— BEGIN —

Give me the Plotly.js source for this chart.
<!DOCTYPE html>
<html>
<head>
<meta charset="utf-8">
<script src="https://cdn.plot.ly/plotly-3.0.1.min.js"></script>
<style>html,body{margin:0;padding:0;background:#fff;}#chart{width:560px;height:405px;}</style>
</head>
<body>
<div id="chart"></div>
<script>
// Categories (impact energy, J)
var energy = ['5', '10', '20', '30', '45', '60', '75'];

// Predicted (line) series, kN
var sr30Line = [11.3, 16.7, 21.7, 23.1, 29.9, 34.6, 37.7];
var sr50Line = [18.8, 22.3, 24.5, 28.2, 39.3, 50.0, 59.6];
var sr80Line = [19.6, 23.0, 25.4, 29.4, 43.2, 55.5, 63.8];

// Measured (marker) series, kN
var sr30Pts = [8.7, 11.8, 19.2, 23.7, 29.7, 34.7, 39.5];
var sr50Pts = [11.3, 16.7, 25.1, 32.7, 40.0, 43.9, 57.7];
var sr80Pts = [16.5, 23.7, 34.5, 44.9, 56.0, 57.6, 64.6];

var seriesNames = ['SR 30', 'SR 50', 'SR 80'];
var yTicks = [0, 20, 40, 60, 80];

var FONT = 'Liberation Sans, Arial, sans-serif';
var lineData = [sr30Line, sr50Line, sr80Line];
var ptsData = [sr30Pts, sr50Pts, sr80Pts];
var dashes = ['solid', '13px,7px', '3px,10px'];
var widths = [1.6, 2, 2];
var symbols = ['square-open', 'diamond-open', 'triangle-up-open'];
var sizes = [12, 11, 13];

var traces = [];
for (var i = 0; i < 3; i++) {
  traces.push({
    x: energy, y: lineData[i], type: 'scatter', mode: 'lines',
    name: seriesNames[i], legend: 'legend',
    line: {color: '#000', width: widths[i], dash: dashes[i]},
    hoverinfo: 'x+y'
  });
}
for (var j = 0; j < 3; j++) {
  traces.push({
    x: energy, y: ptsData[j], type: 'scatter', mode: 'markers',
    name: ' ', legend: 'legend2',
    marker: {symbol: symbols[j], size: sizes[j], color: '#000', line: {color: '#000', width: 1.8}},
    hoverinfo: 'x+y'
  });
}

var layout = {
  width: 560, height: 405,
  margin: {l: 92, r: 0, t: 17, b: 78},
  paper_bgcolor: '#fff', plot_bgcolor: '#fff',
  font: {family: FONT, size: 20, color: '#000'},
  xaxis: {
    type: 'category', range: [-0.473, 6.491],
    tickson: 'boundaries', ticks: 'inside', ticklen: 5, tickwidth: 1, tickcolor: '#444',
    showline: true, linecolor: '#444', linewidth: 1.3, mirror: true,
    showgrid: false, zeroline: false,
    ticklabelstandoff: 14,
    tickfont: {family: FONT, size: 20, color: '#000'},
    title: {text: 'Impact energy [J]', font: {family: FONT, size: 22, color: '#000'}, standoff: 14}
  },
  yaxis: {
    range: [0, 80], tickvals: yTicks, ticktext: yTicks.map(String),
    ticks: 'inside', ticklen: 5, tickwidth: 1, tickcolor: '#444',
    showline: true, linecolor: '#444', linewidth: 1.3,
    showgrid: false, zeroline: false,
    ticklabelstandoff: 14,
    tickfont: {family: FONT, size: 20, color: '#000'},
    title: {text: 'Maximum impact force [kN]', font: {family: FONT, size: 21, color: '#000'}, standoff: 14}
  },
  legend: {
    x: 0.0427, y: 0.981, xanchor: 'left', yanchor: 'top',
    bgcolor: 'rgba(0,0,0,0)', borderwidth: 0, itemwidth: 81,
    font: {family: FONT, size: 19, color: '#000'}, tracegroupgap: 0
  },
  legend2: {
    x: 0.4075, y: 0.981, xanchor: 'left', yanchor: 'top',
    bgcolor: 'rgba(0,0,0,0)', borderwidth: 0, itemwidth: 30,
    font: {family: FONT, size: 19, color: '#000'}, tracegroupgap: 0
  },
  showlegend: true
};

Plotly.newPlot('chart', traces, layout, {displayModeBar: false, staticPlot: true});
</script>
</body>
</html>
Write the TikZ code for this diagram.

— END —

# Task description
Restate the first line and every line after it, word for word, stopping once the line with "var sr80Line = [19.6, 23.0, 25.4, 29.4, 43.2, 55.5, 63.8];" is done.

# Result for this exercise
Give me the Plotly.js source for this chart.
<!DOCTYPE html>
<html>
<head>
<meta charset="utf-8">
<script src="https://cdn.plot.ly/plotly-3.0.1.min.js"></script>
<style>html,body{margin:0;padding:0;background:#fff;}#chart{width:560px;height:405px;}</style>
</head>
<body>
<div id="chart"></div>
<script>
// Categories (impact energy, J)
var energy = ['5', '10', '20', '30', '45', '60', '75'];

// Predicted (line) series, kN
var sr30Line = [11.3, 16.7, 21.7, 23.1, 29.9, 34.6, 37.7];
var sr50Line = [18.8, 22.3, 24.5, 28.2, 39.3, 50.0, 59.6];
var sr80Line = [19.6, 23.0, 25.4, 29.4, 43.2, 55.5, 63.8];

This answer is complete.